TASK TO CARRY OUT — Below this line are records; write out exactly the lines from the one containing "Reproduce this chart with Plotly." through the one containing "import plotly.graph_objects as go", with the pictures left out.

SUPPLIED INFORMATION —
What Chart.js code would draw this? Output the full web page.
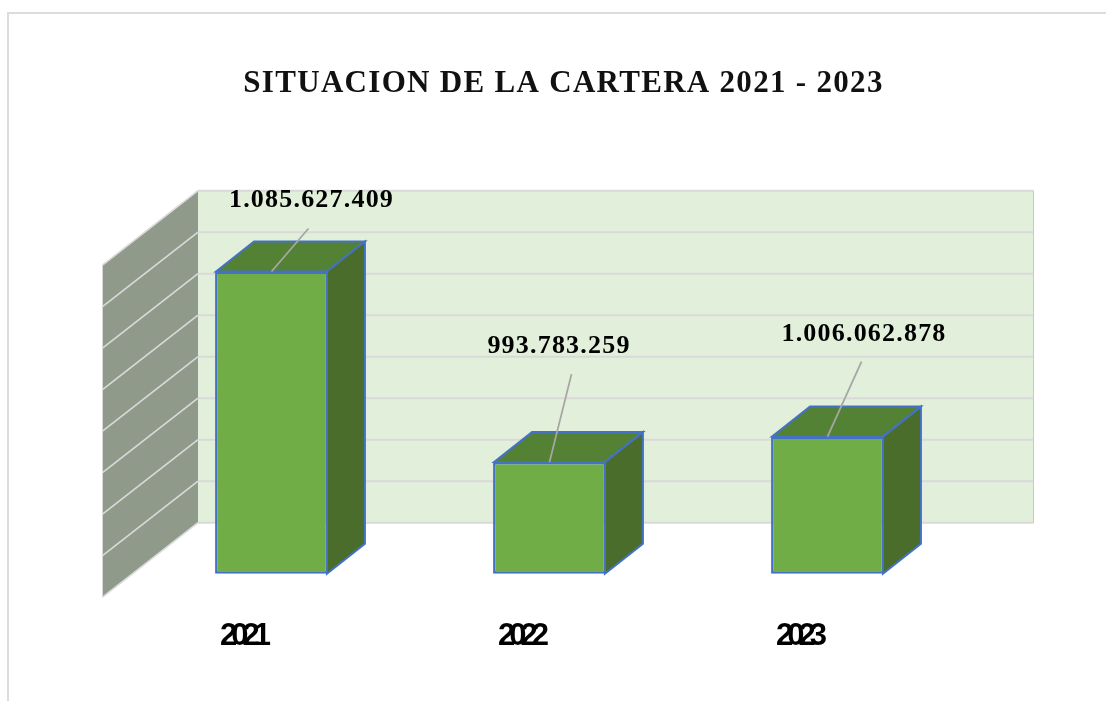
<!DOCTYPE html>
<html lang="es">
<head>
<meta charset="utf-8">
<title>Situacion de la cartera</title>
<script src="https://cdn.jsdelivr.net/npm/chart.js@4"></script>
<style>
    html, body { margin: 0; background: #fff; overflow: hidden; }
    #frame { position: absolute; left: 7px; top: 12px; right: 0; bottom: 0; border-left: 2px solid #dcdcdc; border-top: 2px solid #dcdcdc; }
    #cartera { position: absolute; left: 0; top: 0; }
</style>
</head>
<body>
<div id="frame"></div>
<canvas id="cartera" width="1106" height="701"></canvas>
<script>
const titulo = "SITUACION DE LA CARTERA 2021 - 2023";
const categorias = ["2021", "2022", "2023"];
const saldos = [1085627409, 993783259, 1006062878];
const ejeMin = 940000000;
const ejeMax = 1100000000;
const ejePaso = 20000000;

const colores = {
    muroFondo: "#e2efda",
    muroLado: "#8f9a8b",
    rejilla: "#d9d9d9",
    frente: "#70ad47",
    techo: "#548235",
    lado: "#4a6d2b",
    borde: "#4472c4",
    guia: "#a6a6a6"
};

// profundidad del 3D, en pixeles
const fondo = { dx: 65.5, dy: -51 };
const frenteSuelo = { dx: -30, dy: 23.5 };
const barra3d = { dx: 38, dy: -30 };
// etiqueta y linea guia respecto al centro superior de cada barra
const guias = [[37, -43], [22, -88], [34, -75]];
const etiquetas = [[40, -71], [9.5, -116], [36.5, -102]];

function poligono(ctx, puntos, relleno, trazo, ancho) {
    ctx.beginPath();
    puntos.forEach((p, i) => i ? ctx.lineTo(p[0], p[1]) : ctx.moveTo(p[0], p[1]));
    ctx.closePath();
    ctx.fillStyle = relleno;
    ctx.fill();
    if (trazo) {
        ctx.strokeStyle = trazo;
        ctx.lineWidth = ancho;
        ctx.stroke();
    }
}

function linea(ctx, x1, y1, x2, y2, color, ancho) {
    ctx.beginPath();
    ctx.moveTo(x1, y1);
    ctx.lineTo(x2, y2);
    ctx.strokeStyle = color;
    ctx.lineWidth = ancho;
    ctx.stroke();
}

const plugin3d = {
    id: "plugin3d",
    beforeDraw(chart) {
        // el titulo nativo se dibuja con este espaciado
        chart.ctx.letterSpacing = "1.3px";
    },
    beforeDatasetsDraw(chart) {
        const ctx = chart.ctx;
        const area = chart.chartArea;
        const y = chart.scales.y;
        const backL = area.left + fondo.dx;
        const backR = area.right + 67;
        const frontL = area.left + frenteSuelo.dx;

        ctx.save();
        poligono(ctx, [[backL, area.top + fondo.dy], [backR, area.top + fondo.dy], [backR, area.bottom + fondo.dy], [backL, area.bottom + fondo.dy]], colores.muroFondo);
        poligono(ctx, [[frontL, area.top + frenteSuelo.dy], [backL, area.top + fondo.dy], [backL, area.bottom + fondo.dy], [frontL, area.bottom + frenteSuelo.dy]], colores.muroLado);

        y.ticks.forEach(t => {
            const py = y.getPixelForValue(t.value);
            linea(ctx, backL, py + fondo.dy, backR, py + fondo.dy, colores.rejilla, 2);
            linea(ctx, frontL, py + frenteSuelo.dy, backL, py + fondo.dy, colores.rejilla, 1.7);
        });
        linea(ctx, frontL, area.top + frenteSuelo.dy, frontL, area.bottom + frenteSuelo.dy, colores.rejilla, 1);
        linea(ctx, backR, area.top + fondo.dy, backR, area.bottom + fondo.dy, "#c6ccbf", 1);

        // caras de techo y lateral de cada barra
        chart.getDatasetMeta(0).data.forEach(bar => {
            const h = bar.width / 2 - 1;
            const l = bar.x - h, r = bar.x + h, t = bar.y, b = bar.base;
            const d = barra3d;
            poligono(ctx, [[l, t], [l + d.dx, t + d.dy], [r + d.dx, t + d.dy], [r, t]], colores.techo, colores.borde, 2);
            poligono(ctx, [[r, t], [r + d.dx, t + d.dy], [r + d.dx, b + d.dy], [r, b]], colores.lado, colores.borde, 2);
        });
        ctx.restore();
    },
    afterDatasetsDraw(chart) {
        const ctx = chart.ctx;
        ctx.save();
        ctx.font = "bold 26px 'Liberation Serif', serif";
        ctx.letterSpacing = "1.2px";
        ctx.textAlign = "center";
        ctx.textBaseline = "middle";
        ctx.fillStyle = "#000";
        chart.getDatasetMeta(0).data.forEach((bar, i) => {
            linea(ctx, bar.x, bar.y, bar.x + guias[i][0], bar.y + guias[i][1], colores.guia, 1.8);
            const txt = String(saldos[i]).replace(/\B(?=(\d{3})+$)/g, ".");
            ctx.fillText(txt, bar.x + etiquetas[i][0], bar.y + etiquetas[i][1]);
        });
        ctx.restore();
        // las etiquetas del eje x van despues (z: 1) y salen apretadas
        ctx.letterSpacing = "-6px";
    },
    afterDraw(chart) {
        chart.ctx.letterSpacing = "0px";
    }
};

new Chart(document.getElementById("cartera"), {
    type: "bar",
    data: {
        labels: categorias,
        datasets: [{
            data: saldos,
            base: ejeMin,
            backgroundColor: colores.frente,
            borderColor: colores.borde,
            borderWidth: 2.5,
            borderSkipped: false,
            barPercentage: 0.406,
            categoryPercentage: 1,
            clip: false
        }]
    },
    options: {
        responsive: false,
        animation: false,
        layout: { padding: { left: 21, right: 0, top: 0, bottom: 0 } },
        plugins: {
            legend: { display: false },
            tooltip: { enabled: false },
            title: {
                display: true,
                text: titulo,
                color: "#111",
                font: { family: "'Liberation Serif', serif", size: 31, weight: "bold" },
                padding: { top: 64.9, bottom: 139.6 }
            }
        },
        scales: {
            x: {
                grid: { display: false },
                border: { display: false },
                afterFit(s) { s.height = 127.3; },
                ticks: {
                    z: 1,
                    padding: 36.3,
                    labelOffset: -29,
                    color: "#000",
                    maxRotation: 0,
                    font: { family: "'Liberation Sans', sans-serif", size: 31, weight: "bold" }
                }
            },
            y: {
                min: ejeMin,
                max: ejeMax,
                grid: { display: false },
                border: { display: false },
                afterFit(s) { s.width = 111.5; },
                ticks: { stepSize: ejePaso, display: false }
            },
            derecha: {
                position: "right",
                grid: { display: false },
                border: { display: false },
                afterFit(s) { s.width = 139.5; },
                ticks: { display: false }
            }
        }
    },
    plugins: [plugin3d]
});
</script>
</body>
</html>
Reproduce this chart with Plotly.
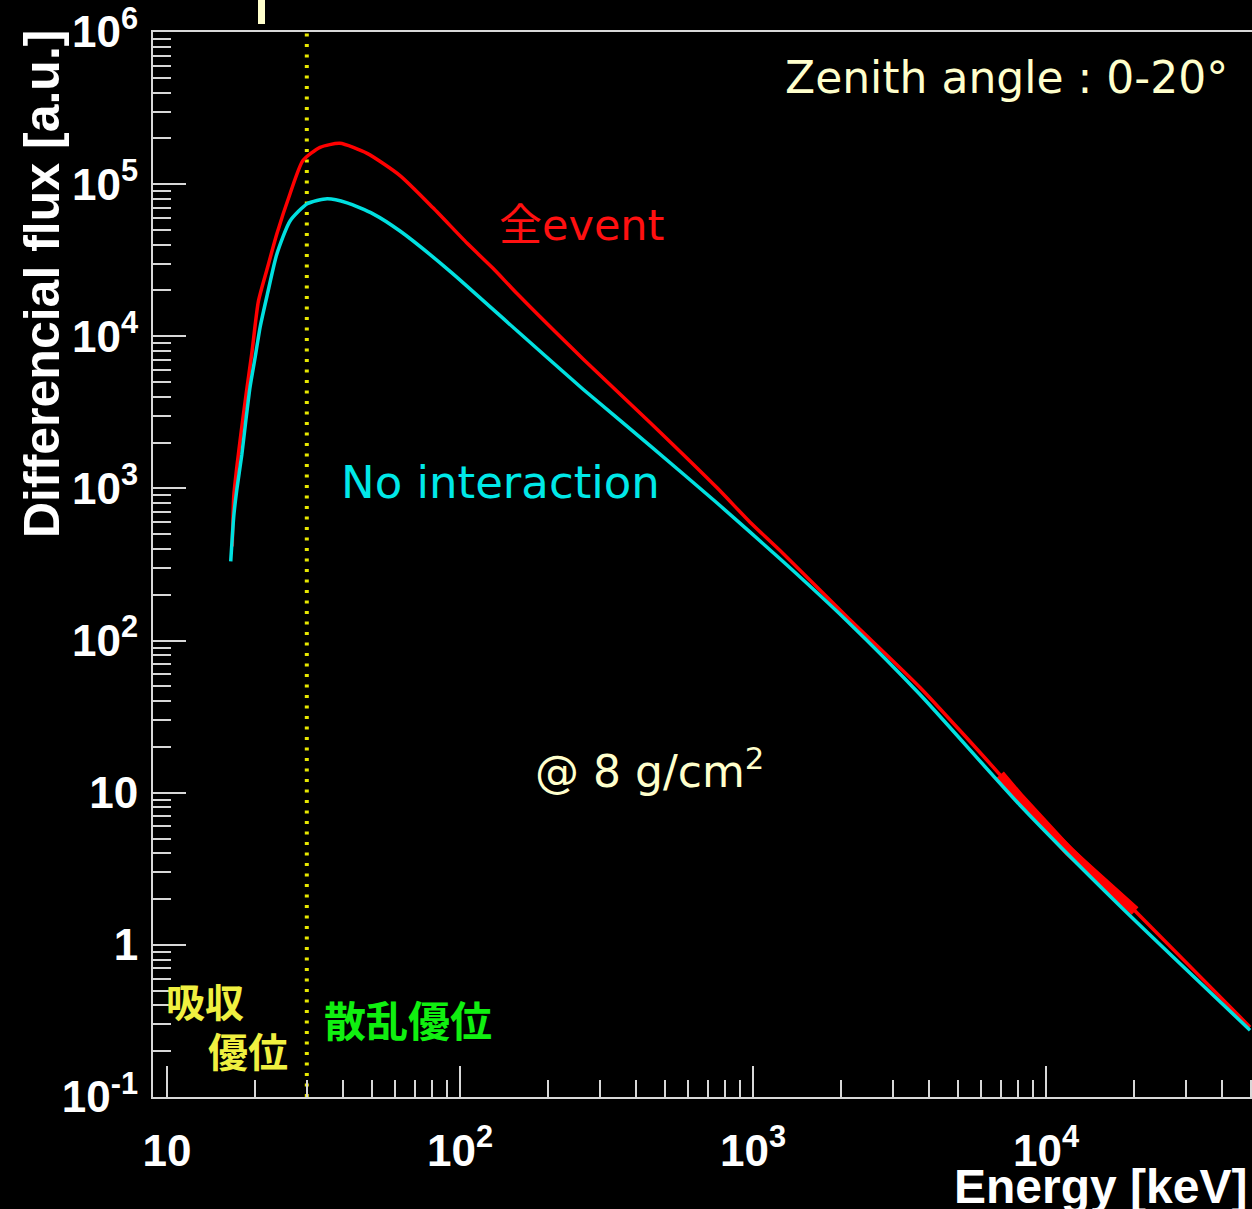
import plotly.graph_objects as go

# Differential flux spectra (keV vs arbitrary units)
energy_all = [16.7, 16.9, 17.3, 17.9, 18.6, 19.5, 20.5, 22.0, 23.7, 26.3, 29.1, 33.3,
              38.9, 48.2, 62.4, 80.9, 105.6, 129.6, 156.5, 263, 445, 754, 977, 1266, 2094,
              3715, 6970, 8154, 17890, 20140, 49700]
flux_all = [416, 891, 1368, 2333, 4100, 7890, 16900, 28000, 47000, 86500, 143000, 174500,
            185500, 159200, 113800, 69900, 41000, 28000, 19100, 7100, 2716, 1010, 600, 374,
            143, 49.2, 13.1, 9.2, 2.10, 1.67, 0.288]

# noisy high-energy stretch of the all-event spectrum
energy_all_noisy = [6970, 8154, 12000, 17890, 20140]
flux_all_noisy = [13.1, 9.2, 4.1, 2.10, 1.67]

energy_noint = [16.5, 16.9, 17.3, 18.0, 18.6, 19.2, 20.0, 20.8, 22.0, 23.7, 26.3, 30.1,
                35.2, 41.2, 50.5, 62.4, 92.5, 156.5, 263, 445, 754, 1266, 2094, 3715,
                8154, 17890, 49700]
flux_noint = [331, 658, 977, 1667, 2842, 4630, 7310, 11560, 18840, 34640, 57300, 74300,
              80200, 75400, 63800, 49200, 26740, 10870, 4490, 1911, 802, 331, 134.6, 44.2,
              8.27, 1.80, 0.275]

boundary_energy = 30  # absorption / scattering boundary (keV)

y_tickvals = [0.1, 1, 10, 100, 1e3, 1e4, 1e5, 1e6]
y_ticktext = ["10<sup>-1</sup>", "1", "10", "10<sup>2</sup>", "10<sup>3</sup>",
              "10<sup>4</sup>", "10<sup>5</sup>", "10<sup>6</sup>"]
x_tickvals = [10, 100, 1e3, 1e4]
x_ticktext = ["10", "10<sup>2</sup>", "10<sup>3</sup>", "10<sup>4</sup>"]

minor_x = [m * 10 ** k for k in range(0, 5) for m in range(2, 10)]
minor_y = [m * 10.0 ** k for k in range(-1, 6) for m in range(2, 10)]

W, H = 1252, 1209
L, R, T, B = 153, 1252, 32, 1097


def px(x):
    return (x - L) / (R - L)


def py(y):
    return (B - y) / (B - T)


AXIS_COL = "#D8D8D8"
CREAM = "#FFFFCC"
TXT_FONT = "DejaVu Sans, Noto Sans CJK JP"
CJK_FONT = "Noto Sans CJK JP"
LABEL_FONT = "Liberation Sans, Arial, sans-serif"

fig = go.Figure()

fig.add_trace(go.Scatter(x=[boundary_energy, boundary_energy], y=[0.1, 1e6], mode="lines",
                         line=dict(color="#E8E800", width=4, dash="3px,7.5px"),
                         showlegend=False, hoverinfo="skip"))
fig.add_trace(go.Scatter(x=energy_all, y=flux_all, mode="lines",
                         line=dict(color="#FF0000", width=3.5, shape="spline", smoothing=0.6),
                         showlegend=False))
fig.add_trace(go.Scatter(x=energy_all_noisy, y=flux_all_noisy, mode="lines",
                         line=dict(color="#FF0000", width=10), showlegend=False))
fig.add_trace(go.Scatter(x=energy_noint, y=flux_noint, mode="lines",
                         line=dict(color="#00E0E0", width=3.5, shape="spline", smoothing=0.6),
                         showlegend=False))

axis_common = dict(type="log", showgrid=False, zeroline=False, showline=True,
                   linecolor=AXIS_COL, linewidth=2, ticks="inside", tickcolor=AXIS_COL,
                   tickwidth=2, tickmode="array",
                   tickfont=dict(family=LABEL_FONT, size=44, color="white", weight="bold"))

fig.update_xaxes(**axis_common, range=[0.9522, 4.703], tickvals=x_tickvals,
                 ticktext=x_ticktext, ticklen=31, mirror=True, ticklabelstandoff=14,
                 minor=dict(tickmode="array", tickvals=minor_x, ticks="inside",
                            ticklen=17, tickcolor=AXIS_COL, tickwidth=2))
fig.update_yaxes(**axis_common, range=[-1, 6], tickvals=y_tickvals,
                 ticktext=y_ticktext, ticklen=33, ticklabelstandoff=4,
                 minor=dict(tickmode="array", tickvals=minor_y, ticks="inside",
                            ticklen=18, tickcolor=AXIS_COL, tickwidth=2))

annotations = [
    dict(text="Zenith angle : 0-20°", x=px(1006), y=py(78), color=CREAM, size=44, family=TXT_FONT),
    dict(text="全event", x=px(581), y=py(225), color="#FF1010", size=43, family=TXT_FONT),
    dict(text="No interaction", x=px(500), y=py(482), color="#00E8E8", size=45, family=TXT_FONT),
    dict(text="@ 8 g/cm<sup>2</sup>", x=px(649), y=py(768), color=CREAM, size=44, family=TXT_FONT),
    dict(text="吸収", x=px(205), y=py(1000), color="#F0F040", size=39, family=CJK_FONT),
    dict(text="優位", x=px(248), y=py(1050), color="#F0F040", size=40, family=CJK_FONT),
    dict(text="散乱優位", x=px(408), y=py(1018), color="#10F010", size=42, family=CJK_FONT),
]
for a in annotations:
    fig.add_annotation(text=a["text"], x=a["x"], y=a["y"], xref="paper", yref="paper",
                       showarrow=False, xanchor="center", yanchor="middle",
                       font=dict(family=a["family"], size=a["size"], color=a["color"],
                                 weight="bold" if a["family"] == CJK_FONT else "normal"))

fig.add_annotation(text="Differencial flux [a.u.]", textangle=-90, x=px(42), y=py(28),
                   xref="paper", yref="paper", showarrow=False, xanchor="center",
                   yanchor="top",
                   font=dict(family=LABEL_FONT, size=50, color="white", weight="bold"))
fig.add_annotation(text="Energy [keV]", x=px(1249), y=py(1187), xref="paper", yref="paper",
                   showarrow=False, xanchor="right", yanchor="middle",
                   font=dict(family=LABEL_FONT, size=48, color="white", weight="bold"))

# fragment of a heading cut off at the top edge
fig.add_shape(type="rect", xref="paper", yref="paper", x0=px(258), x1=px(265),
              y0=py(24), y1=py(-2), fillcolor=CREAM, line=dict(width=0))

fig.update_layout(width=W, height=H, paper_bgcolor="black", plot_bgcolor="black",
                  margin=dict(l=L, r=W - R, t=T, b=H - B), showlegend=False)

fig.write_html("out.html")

TASK SOLUTION —
Reproduce this chart with Plotly.
import plotly.graph_objects as go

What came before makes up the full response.